2. Choose Between Mutual Funds and ETFs
The S&P 500 can be invested in through two main types of index funds:
- Mutual Funds: Purchased directly from a fund provider. Typically, they have a minimum investment requirement.
- ETFs (Exchange-Traded Funds): Traded like stocks on exchanges. They can be traded throughout the day and generally have no minimum investment amount.
Feature | Mutual Funds | ETFs |
---|---|---|
Trading | Once per day after market close | Throughout the trading day |
Minimum Investment | Usually required | Typically no minimum |
Fees | Expense ratio, sometimes sales load | Expense ratio (typically lower) |
3. Open an Investment Account
To buy mutual funds or ETFs, you'll need to open an investment account. You can do this with:
- Brokerages: Online platforms such as Vanguard, Fidelity, Schwab, and others offer access to S&P 500 funds.
- Robo-Advisors: Automated platforms like Betterment or Wealthfront that include S&P 500 Index Funds as part of diversified portfolios.
4. Research Available Funds
Research various index funds to find one that best suits your needs. Consider:
- Expense Ratio: Lower is better, as these costs compound over time.
- Tracking Error: Measures how closely the fund tracks the S&P 500's performance.
- Performance History: Review the performance of the fund compared to the index, recognizing that past performance is not a guarantee of future success.
5. Make Your Investment
- Decide on the Amount: Determine how much you are willing to invest initially and regularly. Consistent investments can harness the benefits of dollar-cost averaging.
- Execute the Trade: Purchase shares in the fund through your brokerage account. If investing in mutual funds, specify the dollar amount. For ETFs, decide on the number of shares.
6. Monitor and Rebalance Your Portfolio
Regularly review your investment to ensure it aligns with your goals. Rebalancing may be needed if your asset allocation drifts due to market performance.
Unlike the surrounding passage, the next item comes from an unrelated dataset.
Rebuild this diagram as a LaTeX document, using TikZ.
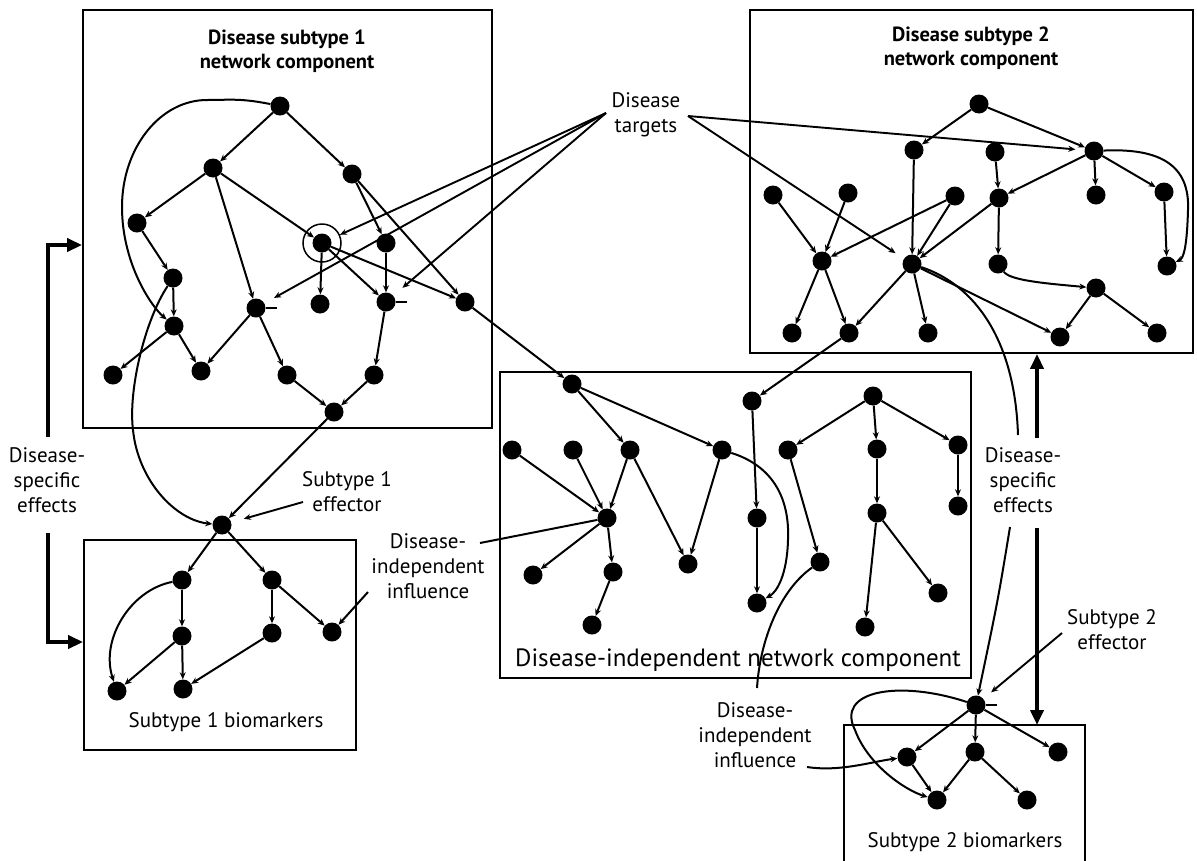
\documentclass[tikz,border=0pt]{standalone}
\usepackage{fontspec}
\setmainfont{PT Sans}
\usetikzlibrary{arrows.meta}
\begin{document}
\begin{tikzpicture}[x=1pt,y=-1pt,
  dot/.style={circle,fill=black,inner sep=0pt,minimum size=19pt},
  edg/.style={line width=2pt,-{Stealth[length=7pt,width=6pt]}},
  thinedg/.style={line width=1.3pt,-{Stealth[length=7pt,width=6pt]}},
  pl/.style={line width=2pt},
  ptr/.style={line width=1.9pt,-{Stealth[length=7pt,width=6pt]}},
  bx/.style={draw,line width=1.8pt,rectangle,inner sep=0pt},
  thickarr/.style={line width=4pt,-{Triangle[length=15pt,width=13pt]}},
  lbl/.style={align=center,font=\fontsize{21}{25}\selectfont,inner sep=0pt},
  ttl/.style={align=center,font=\bfseries\fontsize{20.5}{24}\selectfont,inner sep=0pt},
  tickmark/.style={line width=2pt}
]
\useasboundingbox[fill=white] (0,0) rectangle (1197,860);

% ---------- boxes ----------
\node[bx,minimum width=409pt,minimum height=418pt] (b1) at (287.5,219) {};
\node[bx,minimum width=443pt,minimum height=343pt] (b2) at (971.5,181.5) {};
\node[bx,minimum width=471pt,minimum height=306pt] (b3) at (735.5,525) {};
\node[bx,minimum width=272pt,minimum height=210pt] (b4) at (220,645) {};
\draw[line width=1.8pt] (844,861) -- (844,725) -- (1085,725) -- (1085,861);
\coordinate (b5top) at (1037,725);

% ---------- titles and labels ----------
\node[ttl] (t1) at (287,51) {Disease subtype 1\\network component};
\node[ttl] (t2) at (971,48) {Disease subtype 2\\network component};
\node[lbl] (tg) at (646,115) {Disease\\targets};
\node[lbl,font=\fontsize{25}{29}\selectfont] (t3) at (738,660) {Disease-independent network component};
\node[lbl] (t4) at (226,722) {Subtype 1 biomarkers};
\node[lbl] (t5) at (965,842) {Subtype 2 biomarkers};
\node[lbl] (dsl) at (47,480) {Disease-\\specific\\effects};
\node[lbl] (dsr) at (1023,480) {Disease-\\specific\\effects};
\node[lbl] (s1l) at (347,492) {Subtype 1\\effector};
\node[lbl] (s2l) at (1112,630) {Subtype 2\\effector};
\node[lbl] (il1) at (428,566) {Disease-\\independent\\influence};
\node[lbl] (il2) at (755,735) {Disease-\\independent\\influence};

% ---------- subtype 1 network ----------
\node[dot] (A1) at (280,106) {};
\node[dot] (A2) at (213,168) {};
\node[dot] (A3) at (352,174) {};
\node[dot] (A4) at (137,223) {};
\node[dot] (A5) at (322,243) {};
\node[dot] (A6) at (386,243) {};
\node[dot] (A7) at (173,278) {};
\node[dot] (A8) at (256,308) {};
\node[dot] (A9) at (320,304) {};
\node[dot] (A10) at (386,302) {};
\node[dot] (A11) at (465,302) {};
\node[dot] (A12) at (174,326) {};
\node[dot] (A13) at (113,375) {};
\node[dot] (A14) at (201,371) {};
\node[dot] (A15) at (287,375) {};
\node[dot] (A16) at (374,375) {};
\node[dot] (A17) at (334,412) {};
\node[circle,draw,line width=1.5pt,minimum size=38pt,inner sep=0pt] (Acirc) at (322,243) {};

\draw[edg] (A1) -- (A2);
\draw[edg] (A1) -- (A3);
\draw[edg] (A1) .. controls (240,98) and (230,100) .. (207,100) .. controls (160,100) and (122,148) .. (122,207) .. controls (122,262) and (150,305) .. (A12);
\draw[edg] (A2) -- (A4);
\draw[edg] (A2) -- (A8);
\draw[edg] (A2) -- (A5);
\draw[edg] (A3) -- (A6);
\draw[edg] (A3) -- (A11);
\draw[edg] (A4) -- (A7);
\draw[edg] (A7) -- (A12);
\draw[edg] (A12) -- (A13);
\draw[edg] (A12) -- (A14);
\draw[edg] (A8) -- (A14);
\draw[edg] (A8) -- (A15);
\draw[edg] (A5) -- (A9);
\draw[edg] (A5) -- (A10);
\draw[edg] (A5) -- (A11);
\draw[edg] (A6) -- (A10);
\draw[edg] (A10) -- (A16);
\draw[edg] (A15) -- (A17);
\draw[edg] (A16) -- (A17);
\draw[tickmark] (A8.east) -- ++(11,0);
\draw[tickmark] (A10.east) -- ++(11,0);

% ---------- subtype 2 network ----------
\node[dot] (C1) at (979,104) {};
\node[dot] (C2) at (914,150) {};
\node[dot] (C3) at (995,152) {};
\node[dot] (C4) at (1094,151) {};
\node[dot] (C5) at (773,195) {};
\node[dot] (C6) at (848,193) {};
\node[dot] (C7) at (955,196) {};
\node[dot] (C8) at (999,198) {};
\node[dot] (C9) at (1096,195) {};
\node[dot] (C10) at (1164,192) {};
\node[dot] (C11) at (822,261) {};
\node[dot] (C12) at (912,264) {};
\node[dot] (C13) at (998,264) {};
\node[dot] (C14) at (1167,266) {};
\node[dot] (C15) at (1096,288) {};
\node[dot] (C16) at (792,333) {};
\node[dot] (C17) at (849,333) {};
\node[dot] (C18) at (928,333) {};
\node[dot] (C19) at (1060,337) {};
\node[dot] (C20) at (1157,333) {};

\draw[edg] (C1) -- (C2);
\draw[edg] (C1) -- (C4);
\draw[edg] (C2) -- (C12);
\draw[edg] (C3) -- (C8);
\draw[edg] (C4) -- (C8);
\draw[edg] (C4) -- (C9);
\draw[edg] (C4) -- (C10);
\draw[edg] (C4) .. controls (1160,148) and (1190,165) .. (1188,210) .. controls (1187,245) and (1184,258) .. (C14);
\draw[edg] (C10) -- (C14);
\draw[edg] (C5) -- (C11);
\draw[edg] (C6) -- (C11);
\draw[edg] (C7) -- (C11);
\draw[edg] (C7) -- (C12);
\draw[edg] (C8) -- (C12);
\draw[edg] (C8) -- (C13);
\draw[edg] (C11) -- (C16);
\draw[edg] (C11) -- (C17);
\draw[edg] (C12) -- (C17);
\draw[edg] (C12) -- (C18);
\draw[edg] (C12) -- (C19);
\draw[edg] (C13) .. controls (1010,280) and (1040,283) .. (C15);
\draw[edg] (C15) -- (C19);
\draw[edg] (C15) -- (C20);

% ---------- disease-independent network ----------
\node[dot] (F1) at (572,384) {};
\node[dot] (F2) at (752,401) {};
\node[dot] (F3) at (873,396) {};
\node[dot] (F4) at (512,450) {};
\node[dot] (F5) at (573,450) {};
\node[dot] (F6) at (630,450) {};
\node[dot] (F7) at (722,450) {};
\node[dot] (F8) at (788,450) {};
\node[dot] (F9) at (877,449) {};
\node[dot] (F10) at (958,445) {};
\node[dot] (F11) at (607,518) {};
\node[dot] (F12) at (757,518) {};
\node[dot] (F13) at (877,513) {};
\node[dot] (F14) at (958,506) {};
\node[dot] (F15) at (533,575) {};
\node[dot] (F16) at (613,572) {};
\node[dot] (F17) at (688,564) {};
\node[dot] (F18) at (757,603) {};
\node[dot] (F19) at (820,562) {};
\node[dot] (F20) at (592,625) {};
\node[dot] (F21) at (865,627) {};
\node[dot] (F22) at (938,593) {};

\draw[edg] (A11) -- (F1);
\draw[edg] (C17) -- (F2);
\draw[edg] (F1) -- (F6);
\draw[edg] (F1) -- (F7);
\draw[edg] (F7) .. controls (770,465) and (790,495) .. (788,540) .. controls (787,575) and (777,592) .. (F18);
\draw[edg] (F2) -- (F12);
\draw[edg] (F12) -- (F18);
\draw[edg] (F3) -- (F8);
\draw[edg] (F3) -- (F9);
\draw[edg] (F3) -- (F10);
\draw[edg] (F9) -- (F13);
\draw[edg] (F10) -- (F14);
\draw[edg] (F4) -- (F11);
\draw[edg] (F5) -- (F11);
\draw[edg] (F6) -- (F11);
\draw[edg] (F6) -- (F17);
\draw[edg] (F7) -- (F17);
\draw[edg] (F11) -- (F15);
\draw[edg] (F11) -- (F16);
\draw[edg] (F16) -- (F20);
\draw[edg] (F8) -- (F19);
\draw[edg] (F13) -- (F21);
\draw[edg] (F13) -- (F22);

% ---------- subtype 1 biomarkers ----------
\node[dot] (E1) at (222,525) {};
\node[dot] (D1) at (182,580) {};
\node[dot] (D2) at (272,580) {};
\node[dot] (D3) at (182,636) {};
\node[dot] (D4) at (272,633) {};
\node[dot] (D5) at (332,632) {};
\node[dot] (D6) at (117,691) {};
\node[dot] (D7) at (183,689) {};

\draw[edg] (A17) -- (E1);
\draw[edg] (A7) .. controls (145,320) and (128,390) .. (133,430) .. controls (138,480) and (175,520) .. (E1);
\draw[edg] (E1) -- (D1);
\draw[edg] (E1) -- (D2);
\draw[edg] (D1) -- (D3);
\draw[edg] (D1) .. controls (130,590) and (100,640) .. (D6);
\draw[edg] (D3) -- (D7);
\draw[edg] (D3) -- (D6);
\draw[thinedg] (D2) -- (D4);
\draw[edg] (D2) -- (D5);
\draw[edg] (D4) -- (D7);

% ---------- subtype 2 biomarkers ----------
\node[dot] (E2) at (976,705) {};
\node[dot] (G1) at (907,757) {};
\node[dot] (G2) at (975,752) {};
\node[dot] (G3) at (1058,752) {};
\node[dot] (G4) at (937,800) {};
\node[dot] (G5) at (1027,800) {};

\draw[edg] (E2) -- (G1);
\draw[edg] (E2) -- (G2);
\draw[edg] (E2) -- (G3);
\draw[edg] (G1) -- (G4);
\draw[edg] (G2) -- (G4);
\draw[edg] (G2) -- (G5);
\draw[edg] (E2) .. controls (900,680) and (835,690) .. (855,730) .. controls (868,765) and (905,790) .. (G4);
\draw[tickmark] (E2.east) -- ++(11,0);

% ---------- cross-component connectors ----------
\coordinate (dsr1) at (1018,435);
\coordinate (dsr2) at (1010,527);
\draw[pl] (C12) .. controls (975,285) and (1015,340) .. (dsr1);
\draw[edg] (dsr2) .. controls (998,600) .. (E2);

\coordinate (il1e) at (480,543);
\coordinate (il1w) at (368,592);
\draw[pl] (F11) -- (il1e);
\draw[edg] (il1w) -- (D5);

\coordinate (il2t) at (757,688);
\coordinate (il2e) at (807,767);
\draw[pl] (F19) .. controls (780,590) and (760,640) .. (il2t);
\draw[edg] (il2e) .. controls (840,772) and (870,762) .. (G1);

% ---------- pointers ----------
\coordinate (tl) at (606,113);
\coordinate (tr) at (688,116);
\draw[ptr] (tl) -- (Acirc);
\draw[ptr,shorten >=11pt] (tl) -- (A8);
\draw[ptr,shorten >=12pt] (tl) -- (A10);
\draw[ptr,shorten >=9pt] (tr) -- (C4);
\draw[ptr,shorten >=10pt] (tr) -- (C12);

\coordinate (s1p) at (303,502);
\draw[ptr,shorten >=13pt] (s1p) -- (E1);
\coordinate (s2p) at (1062,633);
\draw[ptr,shorten >=10pt] (s2p) -- (E2);

% ---------- disease-specific effects ----------
\coordinate (L1) at (48,437);
\coordinate (L1b) at (48,245);
\draw[thickarr] (L1) -- (L1b) -- (b1.west |- L1b);
\coordinate (L2) at (48,533);
\coordinate (L2b) at (48,642);
\draw[thickarr] (L2) -- (L2b) -- (b4.west |- L2b);
\coordinate (R1) at (1037,438);
\draw[thickarr] (R1) -- (b2.south -| R1);
\coordinate (R2) at (1037,528);
\draw[thickarr] (R2) -- (b5top);
\end{tikzpicture}
\end{document}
Keep an eye on:
- Asset Allocation: Maintain your desired investment mix.
- Market Conditions: Stay informed about market trends and economic factors.
7. Understand the Tax Implications
Investing in index funds can have tax implications, such as:
- Dividends and Capital Gains: These may be subject to taxes even if reinvested.
- Tax-Advantaged Accounts: Consider using accounts like IRAs or 401(k)s, which offer potential tax benefits.
Addressing Common Questions and Misconceptions
FAQs
Is investing in an S&P 500 Index Fund risky? While investing in an index fund is generally less risky than individual stocks due to diversification, it's still subject to market risk—meaning your investment value can fluctuate with market conditions.
How much should I invest in an S&P 500 Index Fund? This depends on your financial goals, risk tolerance, and investment horizon. It's essential to tailor your investment based on these factors. A common approach is to start with an amount you are comfortable investing regularly.
Can I lose all my money in an S&P 500 Index Fund? Complete loss is highly unlikely as it would require all 500 companies in the index to fail, an improbable event. However, market downturns can temporarily affect your investment value.
Conclusion
Investing in an S&P 500 Index Fund offers a straightforward, efficient path to participate in the stock market's potential growth. Through diversification, low costs, and the simplicity of passive investing, index funds are a reliable choice for many investors.
To deepen your understanding, consider exploring more about investment strategies, diversification techniques, and financial planning through trustworthy sources or financial advisors. By continuously learning, you can enhance your investment approach and potentially achieve greater financial success.